Minha mãe, contudo, não enxergava assim. Ela, que tanto repetia aquela frase — “Carro tem que ser da pessoa” —, não conseguia traduzir esse princípio em ação, em investimento, em planejamento. Talvez tenha sido o medo, talvez a cultura de que determinadas coisas “não eram para a gente”, ou talvez a visão limitada de quem foi educada num tempo em que as mulheres, e as famílias em geral, tinham menos acesso à ideia de autonomia financeira, patrimonial e logística.
O fato é que a visão que eu tinha — e que tentei partilhar — não encontrou eco.

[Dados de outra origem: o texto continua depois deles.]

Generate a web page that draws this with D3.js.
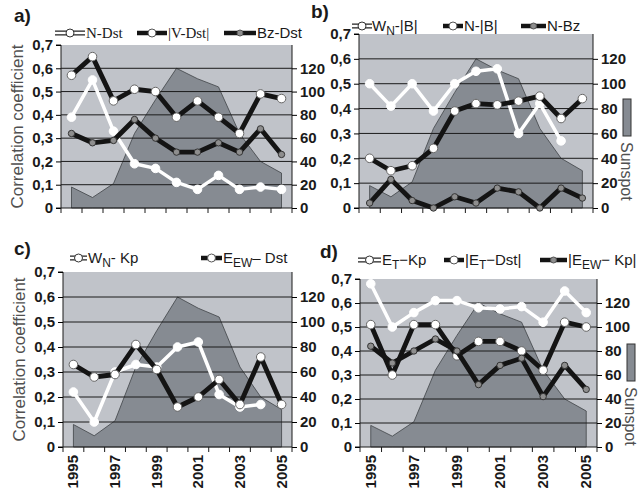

E o tempo, sempre implacável e revelador, cumpriu sua missão: hoje, não temos mais meu pai. E com sua partida, fica uma lição gravada em mim, tão profunda quanto silenciosa: quando falta visão no tempo certo, sobra peso no tempo errado.
Essa memória não me traz rancor. Ela me traz lucidez. Mostra-me, com ainda mais força, que há responsabilidades que não podem ser adiadas. Que certos investimentos — materiais, sim, mas sobretudo morais — não são vaidade, mas caridade. Que enxergar as necessidades futuras e agir no presente não é capricho, é amor prático.
Hoje compreendo, mais do que nunca, que desejar um carro, no meu caso, não foi desejar um bem. Foi desejar o bem.